PROBLEM REQUIREMENTS: Identify each line in the records below that contains the word "Python", and copy it.

PROVIDED RECORDS:
** BEGIN **
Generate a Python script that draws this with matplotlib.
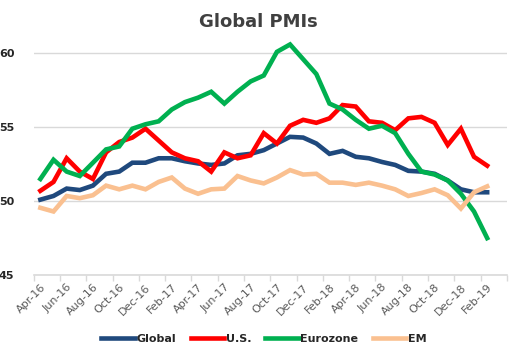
** END **
** BEGIN **
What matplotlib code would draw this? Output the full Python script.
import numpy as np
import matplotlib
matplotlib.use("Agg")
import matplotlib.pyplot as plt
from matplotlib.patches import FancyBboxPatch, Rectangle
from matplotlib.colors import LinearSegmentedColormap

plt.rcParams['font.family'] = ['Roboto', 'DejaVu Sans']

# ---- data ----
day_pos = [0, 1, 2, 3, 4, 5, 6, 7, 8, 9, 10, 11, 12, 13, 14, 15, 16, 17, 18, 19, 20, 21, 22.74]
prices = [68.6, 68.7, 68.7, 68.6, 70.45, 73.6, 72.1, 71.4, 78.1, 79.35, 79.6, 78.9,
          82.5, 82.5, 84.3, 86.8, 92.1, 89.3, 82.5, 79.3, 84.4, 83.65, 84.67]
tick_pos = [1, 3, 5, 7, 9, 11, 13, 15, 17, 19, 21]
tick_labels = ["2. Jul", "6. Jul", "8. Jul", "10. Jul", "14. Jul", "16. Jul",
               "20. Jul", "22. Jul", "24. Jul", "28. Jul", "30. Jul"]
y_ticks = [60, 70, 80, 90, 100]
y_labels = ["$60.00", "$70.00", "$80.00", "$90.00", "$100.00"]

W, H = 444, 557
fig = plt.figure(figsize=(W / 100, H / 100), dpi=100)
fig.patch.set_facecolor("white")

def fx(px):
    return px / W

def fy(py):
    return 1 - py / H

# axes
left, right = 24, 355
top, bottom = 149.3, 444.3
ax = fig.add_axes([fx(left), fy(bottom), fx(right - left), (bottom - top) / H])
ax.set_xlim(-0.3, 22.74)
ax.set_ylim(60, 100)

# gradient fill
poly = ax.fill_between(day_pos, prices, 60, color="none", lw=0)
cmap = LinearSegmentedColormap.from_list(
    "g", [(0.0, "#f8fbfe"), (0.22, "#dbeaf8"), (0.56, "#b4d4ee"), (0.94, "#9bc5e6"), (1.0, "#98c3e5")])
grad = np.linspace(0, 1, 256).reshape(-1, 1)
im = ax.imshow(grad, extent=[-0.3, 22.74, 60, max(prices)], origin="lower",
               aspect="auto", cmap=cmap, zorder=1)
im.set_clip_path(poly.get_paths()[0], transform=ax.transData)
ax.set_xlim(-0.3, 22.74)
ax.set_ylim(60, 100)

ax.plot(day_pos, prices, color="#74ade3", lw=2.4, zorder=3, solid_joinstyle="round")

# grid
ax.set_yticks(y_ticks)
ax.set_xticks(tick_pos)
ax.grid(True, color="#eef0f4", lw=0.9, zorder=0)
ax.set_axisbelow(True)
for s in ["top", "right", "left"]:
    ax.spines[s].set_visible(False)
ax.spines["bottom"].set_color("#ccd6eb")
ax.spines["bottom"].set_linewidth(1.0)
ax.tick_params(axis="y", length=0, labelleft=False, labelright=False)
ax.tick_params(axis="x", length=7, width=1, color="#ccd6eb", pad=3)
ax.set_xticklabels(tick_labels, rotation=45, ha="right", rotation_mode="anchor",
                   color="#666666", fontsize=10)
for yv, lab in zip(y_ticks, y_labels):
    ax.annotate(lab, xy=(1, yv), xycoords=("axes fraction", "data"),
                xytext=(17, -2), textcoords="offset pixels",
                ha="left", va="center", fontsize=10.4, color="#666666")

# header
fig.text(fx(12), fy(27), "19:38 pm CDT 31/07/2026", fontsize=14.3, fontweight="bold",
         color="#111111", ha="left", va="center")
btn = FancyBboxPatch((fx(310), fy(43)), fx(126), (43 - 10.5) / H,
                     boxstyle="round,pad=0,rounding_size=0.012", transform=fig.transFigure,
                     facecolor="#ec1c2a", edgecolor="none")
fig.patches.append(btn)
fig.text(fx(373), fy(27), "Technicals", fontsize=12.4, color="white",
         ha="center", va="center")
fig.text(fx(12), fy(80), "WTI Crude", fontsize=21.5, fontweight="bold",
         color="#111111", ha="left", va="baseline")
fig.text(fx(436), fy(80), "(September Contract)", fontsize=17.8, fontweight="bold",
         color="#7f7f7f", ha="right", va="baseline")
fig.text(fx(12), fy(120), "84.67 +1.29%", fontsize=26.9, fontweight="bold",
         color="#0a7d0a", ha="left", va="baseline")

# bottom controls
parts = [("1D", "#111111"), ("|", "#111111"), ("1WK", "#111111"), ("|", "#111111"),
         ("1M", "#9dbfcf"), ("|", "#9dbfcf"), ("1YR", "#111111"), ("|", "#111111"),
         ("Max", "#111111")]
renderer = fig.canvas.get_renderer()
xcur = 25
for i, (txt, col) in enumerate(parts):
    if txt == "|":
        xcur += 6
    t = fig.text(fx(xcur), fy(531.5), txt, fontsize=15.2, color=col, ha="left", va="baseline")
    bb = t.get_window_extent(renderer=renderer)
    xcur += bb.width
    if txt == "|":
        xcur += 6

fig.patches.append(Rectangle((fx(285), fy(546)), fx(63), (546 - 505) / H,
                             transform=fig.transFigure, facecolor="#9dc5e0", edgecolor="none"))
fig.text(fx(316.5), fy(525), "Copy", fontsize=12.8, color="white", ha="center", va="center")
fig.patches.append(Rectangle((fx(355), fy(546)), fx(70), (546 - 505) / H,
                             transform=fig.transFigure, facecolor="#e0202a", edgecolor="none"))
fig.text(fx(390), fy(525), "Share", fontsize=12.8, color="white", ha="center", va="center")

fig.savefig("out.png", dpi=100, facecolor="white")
** END **
SOLUTION:
Generate a Python script that draws this with matplotlib.
What matplotlib code would draw this? Output the full Python script.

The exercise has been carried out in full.